The German government’s program is a world apart from the Hungarian government’s views, and the Social Democratic Party of Germany (SPD) is the most anti-Hungarian party in Europe, Prime Minister Viktor Orbán said in an interview published on the news portal of the German-language newspaper Budapester Zeitung on Monday. “It will take serious efforts to bridge the differences that exist between the two countries in ever more areas,” he added.
According to the Prime Minister, the center-right CDU/CSU party alliance is already left-wing, but “interstate relations are more important than relations between parties,” so his government is “compelled to sacrifice” ties with the right-wing opposition party Alternative for Germany (AfD) “on the altar of best possible intergovernmental relations.” “It is a specificity of German democracy that if we were to take steps towards AfD, that would have an impact on intergovernmental relations,” he added.
Orbán said that Germany has become a multicultural society, and Hungarian society is much more pluralistic, freer, and more peaceful than German society. In Germany, a liberal hegemony dominates, meaning that there is room only for a single narrative in the public domain, and anyone who departs from that no longer exists for the members of that public, he explained.

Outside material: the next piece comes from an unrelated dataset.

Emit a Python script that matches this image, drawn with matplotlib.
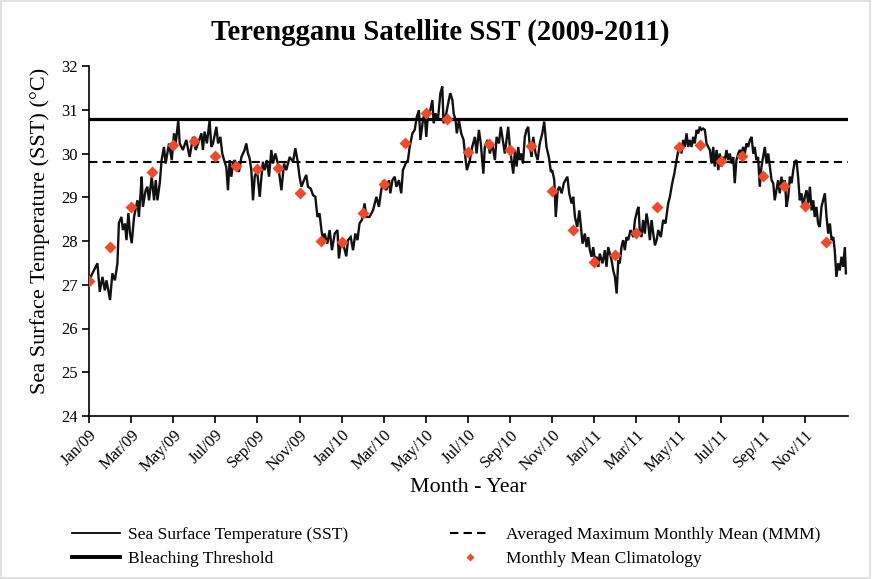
import matplotlib
matplotlib.use("Agg")
import matplotlib.pyplot as plt
from matplotlib.lines import Line2D
from matplotlib.patches import Rectangle

plt.rcParams['font.family'] = ['Liberation Serif', 'DejaVu Serif']

# ---------------- data ----------------
# time in months since Jan 2009 (0 = 1 Jan 2009)
sst_month = [
    0.00, 0.08, 0.40, 0.51, 0.64, 0.75, 0.83, 1.00, 1.11, 1.23, 1.35, 1.42, 1.54, 1.61, 1.71, 1.78,
    1.87, 1.95, 2.03, 2.14, 2.30, 2.37, 2.45, 2.50, 2.56, 2.69, 2.77, 2.85, 2.98, 3.09, 3.17, 3.25,
    3.36, 3.45, 3.56, 3.64, 3.80, 3.93, 4.04, 4.12, 4.24,
    4.31, 4.46, 4.62, 4.78, 4.94, 5.07, 5.18, 5.34, 5.41, 5.49, 5.60, 5.73, 5.81, 5.89, 6.05, 6.13,
    6.24, 6.33, 6.44, 6.52, 6.60, 6.68, 6.76, 6.84, 6.92, 7.00, 7.12, 7.24, 7.39, 7.47, 7.55, 7.63,
    7.71, 7.79, 7.87, 7.98, 8.11, 8.19, 8.26, 8.34, 8.45, 8.55, 8.66, 8.74, 8.85, 8.97,
    9.14, 9.26, 9.37, 9.53, 9.69, 9.80, 9.90, 10.00, 10.09, 10.21, 10.32, 10.40, 10.53, 10.64, 10.75,
    10.85, 10.95, 11.04, 11.11, 11.19, 11.32, 11.43, 11.54, 11.67, 11.80, 11.87, 11.98, 12.11, 12.22,
    12.30, 12.43, 12.54, 12.65, 12.75, 12.85, 12.96, 13.09, 13.17,
    13.32, 13.49, 13.65, 13.77, 13.88, 13.99, 14.12, 14.25, 14.31, 14.41, 14.52, 14.60, 14.72, 14.83,
    14.91, 15.04, 15.15, 15.23, 15.36, 15.47, 15.57, 15.67, 15.74, 15.86, 15.94, 16.02, 16.10, 16.21,
    16.31, 16.37, 16.46, 16.57, 16.69, 16.78, 16.84, 16.97, 17.09, 17.16, 17.26, 17.32, 17.41, 17.47,
    17.57, 17.68, 17.79, 17.89, 17.95,
    18.09, 18.20, 18.33, 18.41, 18.52, 18.61, 18.73, 18.80, 18.93, 19.04, 19.15, 19.28, 19.36, 19.47,
    19.56, 19.68, 19.75, 19.83, 19.91, 19.99, 20.07, 20.15, 20.23, 20.31, 20.39, 20.45, 20.53, 20.61,
    20.70, 20.78, 20.86, 20.94, 21.02, 21.10, 21.21, 21.31, 21.41, 21.53, 21.62, 21.73, 21.84, 21.94,
    22.00, 22.10, 22.17, 22.26,
    22.34, 22.45, 22.55, 22.72, 22.81, 22.92, 23.00, 23.08, 23.19, 23.29, 23.35, 23.44, 23.55, 23.63,
    23.71, 23.79, 23.87, 23.95, 24.03, 24.11, 24.19, 24.26, 24.39, 24.50, 24.58, 24.66, 24.74, 24.82,
    24.90, 24.98, 25.06, 25.14, 25.21, 25.29, 25.37, 25.45, 25.53, 25.61, 25.72, 25.85, 25.93, 26.04,
    26.10, 26.16, 26.24, 26.32, 26.40, 26.48, 26.56, 26.64, 26.72, 26.80, 26.88,
    26.96, 27.04, 27.16, 27.27, 27.38, 27.51, 27.59, 27.70, 27.80, 27.91, 27.99, 28.06, 28.14, 28.22,
    28.30, 28.38, 28.46, 28.54, 28.62, 28.70, 28.77, 28.86, 28.94, 29.01, 29.09, 29.17, 29.25, 29.33,
    29.41, 29.49, 29.57, 29.65, 29.72, 29.81, 29.89, 29.96, 30.04, 30.12, 30.20, 30.28, 30.36, 30.44,
    30.52, 30.60, 30.67, 30.75, 30.84, 30.91, 30.99, 31.07, 31.15, 31.23, 31.31, 31.39,
    31.47, 31.55, 31.62, 31.70, 31.78, 31.86, 31.94, 32.02, 32.10, 32.18, 32.26, 32.34, 32.42, 32.50,
    32.57, 32.65, 32.73, 32.81, 32.89, 32.97, 33.05, 33.13, 33.21, 33.29, 33.37, 33.45, 33.52, 33.60,
    33.68, 33.76, 33.84, 33.92, 34.00, 34.08, 34.16, 34.24, 34.32, 34.40, 34.47, 34.55, 34.63, 34.71,
    34.79, 34.87, 34.95, 35.03, 35.11, 35.19, 35.27, 35.35, 35.42, 35.50, 35.58, 35.66, 35.74, 35.82,
    35.90, 35.95,
]
sst_value = [
    27.15, 27.18, 27.49, 26.84, 27.18, 26.87, 27.10, 26.65, 27.26, 27.10, 27.49, 28.41, 28.55, 28.25, 28.40, 28.02,
    28.64, 28.17, 27.95, 28.55, 28.93, 28.55, 29.09, 29.47, 28.78, 29.16, 29.24, 28.93, 29.47, 28.93, 29.39, 28.93,
    29.32, 29.85, 30.15, 29.77, 30.23, 29.85, 30.46, 30.23, 30.76,
    30.23, 30.08, 30.31, 29.92, 30.38, 30.08, 30.23, 30.46, 30.08, 30.50, 30.23, 30.76, 30.15, 30.23, 30.61, 30.23,
    30.38, 30.00, 29.81, 29.69, 29.16, 29.85, 29.47, 29.77, 29.85, 29.69, 29.58, 29.92, 30.08, 30.23, 30.00, 29.89,
    29.62, 28.93, 29.47, 29.62, 29.01, 29.47, 29.81, 29.62, 29.85, 29.47, 30.08, 29.77, 30.00, 29.77,
    29.16, 29.77, 29.62, 29.92, 29.81, 30.12, 29.85, 29.47, 29.24, 29.39, 29.51, 29.24, 29.20, 29.05, 29.01,
    28.55, 28.63, 28.25, 28.02, 28.17, 27.94, 28.25, 27.79, 28.17, 28.25, 27.60, 28.02, 27.86, 27.65,
    28.02, 28.09, 27.79, 28.17, 28.02, 28.40, 28.48, 28.86, 28.55,
    28.55, 28.70, 29.01, 28.78, 29.16, 29.39, 29.16, 29.39, 29.09, 29.39, 29.47, 29.24, 29.39, 29.09,
    29.62, 29.77, 29.85, 30.15, 30.46, 30.54, 30.84, 30.99, 30.31, 30.76, 30.92, 30.38, 30.92, 30.99,
    31.22, 30.69, 30.92, 30.76, 31.38, 31.53, 30.69, 30.92, 31.22, 31.38, 31.22, 30.92, 30.76, 30.46,
    30.76, 30.46, 30.31, 29.85, 29.62,
    29.85, 30.15, 30.38, 30.00, 30.54, 30.23, 29.54, 30.15, 30.31, 30.00, 30.23, 29.85, 30.38, 30.23,
    30.61, 30.23, 30.00, 30.31, 30.61, 30.15, 29.85, 29.54, 30.08, 29.70, 30.15, 29.85, 30.00, 29.77,
    30.38, 30.54, 30.61, 30.15, 29.92, 30.38, 30.00, 29.85, 30.23, 30.46, 30.73, 30.15, 29.92, 29.58,
    29.62, 29.39, 28.55, 29.16,
    29.24, 29.09, 29.32, 29.47, 29.09, 28.86, 29.01, 28.55, 28.32, 28.70, 28.40, 27.94, 28.17, 27.86,
    28.09, 27.79, 27.64, 27.86, 27.56, 27.64, 27.41, 27.71, 27.49, 27.79, 27.41, 27.86, 27.71, 27.56,
    27.33, 27.18, 26.80, 27.56, 27.49, 27.86, 28.02, 27.79, 28.09, 28.02, 28.25, 28.09, 28.48, 28.70,
    28.78, 28.25, 28.09, 28.48, 28.17, 28.63, 28.40, 28.02, 28.48, 28.17, 27.90,
    28.02, 28.25, 28.09, 28.48, 28.40, 28.86, 29.01, 29.32, 29.54, 29.85, 30.08, 30.23, 30.00, 30.31,
    30.15, 30.46, 30.15, 30.31, 30.15, 30.38, 30.23, 30.54, 30.46, 30.61, 30.54, 30.57, 30.54, 30.23,
    30.15, 30.08, 29.77, 30.15, 29.70, 30.08, 29.62, 30.00, 29.70, 29.92, 29.85, 30.08, 29.85, 30.00,
    29.77, 29.92, 29.32, 29.85, 30.00, 30.08, 30.00, 30.15, 30.00, 30.23, 30.15, 30.31,
    30.38, 30.00, 30.15, 29.85, 29.92, 29.24, 29.70, 29.92, 30.15, 29.77, 30.00, 29.70, 29.39, 29.32,
    28.93, 29.16, 29.39, 29.09, 29.47, 29.24, 29.39, 28.78, 29.01, 29.47, 29.32, 29.62, 29.81, 29.85,
    29.47, 28.93, 29.09, 28.78, 29.01, 29.16, 28.86, 29.24, 28.70, 28.93, 28.55, 28.78, 28.40, 28.32,
    28.78, 28.93, 29.09, 28.55, 28.17, 28.40, 28.02, 28.09, 27.79, 27.18, 27.49, 27.33, 27.64, 27.41,
    27.86, 27.26,
]

clim_month = list(range(36))
clim_value = [
    27.09, 27.86, 28.78, 29.57, 30.20, 30.28, 29.94, 29.71, 29.64, 29.68, 29.10, 28.00,
    27.97, 28.63, 29.30, 30.24, 30.92, 30.79, 30.04, 30.21, 30.07, 30.17, 29.14, 28.25,
    27.52, 27.69, 28.19, 28.77, 30.14, 30.19, 29.84, 29.95, 29.48, 29.26, 28.79, 27.98,
]

bleaching_threshold = 30.8
mmm = 29.8

tick_month = list(range(0, 36, 2))
tick_label = ["Jan/09", "Mar/09", "May/09", "Jul/09", "Sep/09", "Nov/09",
              "Jan/10", "Mar/10", "May/10", "Jul/10", "Sep/10", "Nov/10",
              "Jan/11", "Mar/11", "May/11", "Jul/11", "Sep/11", "Nov/11"]

# ---------------- figure ----------------
W, H = 872, 579
fig = plt.figure(figsize=(W / 100, H / 100), dpi=100)
ax = fig.add_axes([89 / W, 1 - 416 / H, (848 - 89) / W, (416 - 66) / H])

diamond_color = '#EE4A2C'
dash = (0, (4, 2.5))

ax.plot(sst_month, sst_value, color='#111111', lw=1.7, solid_joinstyle='miter')
ax.axhline(bleaching_threshold, color='black', lw=2.3)
ax.axhline(mmm, color='black', lw=1.5, ls=dash)
ax.plot(clim_month, clim_value, ls='none', marker='D', ms=6.3,
        color=diamond_color, mec='none', zorder=5)

ax.set_xlim(0, 36.05)
ax.set_ylim(24, 32)
ax.set_yticks(range(24, 33))
ax.set_xticks(tick_month)
ax.set_xticklabels(tick_label, rotation=45, ha='right', rotation_mode='anchor')

for s in ['top', 'right']:
    ax.spines[s].set_visible(False)
for s in ['left', 'bottom']:
    ax.spines[s].set_linewidth(1.2)
ax.tick_params(direction='out', length=5, width=1.2, labelsize=12, pad=3)

fig.text(440 / W, 1 - 32 / H, "Terengganu Satellite SST (2009-2011)",
         fontsize=20.7, fontweight='bold', ha='center', va='center')
fig.text(40 / W, 1 - 231 / H, "Sea Surface Temperature (SST) (°C)",
         fontsize=16, rotation=90, ha='center', va='center')
fig.text(468 / W, 1 - 487 / H, "Month - Year", fontsize=15.8, ha='center', va='center')

h1 = [Line2D([], [], color='black', lw=1.3), Line2D([], [], color='black', lw=2.8)]
l1 = ["Sea Surface Temperature (SST)", "Bleaching Threshold"]
h2 = [Line2D([], [], color='black', lw=1.5, ls=dash),
      Line2D([], [], ls='none', marker='D', ms=4.5, color=diamond_color, mec='none')]
l2 = ["Averaged Maximum Monthly Mean (MMM)", "Monthly Mean Climatology"]

fig.legend(h1, l1, loc='center left', bbox_to_anchor=(72 / W, 1 - 547 / H),
           frameon=False, borderpad=0, borderaxespad=0, fontsize=12.5,
           handlelength=2.76, handletextpad=0.46, labelspacing=0.5)
fig.legend(h2, l2, loc='center left', bbox_to_anchor=(450 / W, 1 - 547 / H),
           frameon=False, borderpad=0, borderaxespad=0, fontsize=12.5,
           handlelength=2.3, handletextpad=0.9, labelspacing=0.5)

fig.patches.append(Rectangle((0.001, 0.001), 0.997, 0.997, transform=fig.transFigure,
                             fill=False, edgecolor='#dcdcdc', lw=1.2))

fig.savefig("out.png", dpi=100)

Regarding the war in Ukraine, he said that the EU sanctions were conceived solely on a moral and emotional basis, and this policy is destroying Europe’s rational and geopolitical interests. He reiterated his previously mentioned thesis that the war will not end with Ukrainian-Russian talks and American-Russian talks will be required.
Speaking of the government’s negotiations with the European Commission about the withheld EU funds, he said that the government’s political opponents are using EU institutions as a weapon.
They are penalizing us, and are evidently blackmailing us with the EU funds, for which there is no legal basis, the whole thing is blackmail, pure and simple,”
he explained. Orbán said that his government does not want to engage in disputes, they want to cooperate and implement the 17 points requested by the European Commission. “We will comply with every request. But I bet you that immediately after these, there will be an 18th, a 19th, and so on,” the Hungarian head of government said, adding that “my starting point is that after these ever further requests will keep coming.”
According to the Prime Minister, the funds will be released at the end of the year. “Hungary cannot be cornered financially,” he stressed.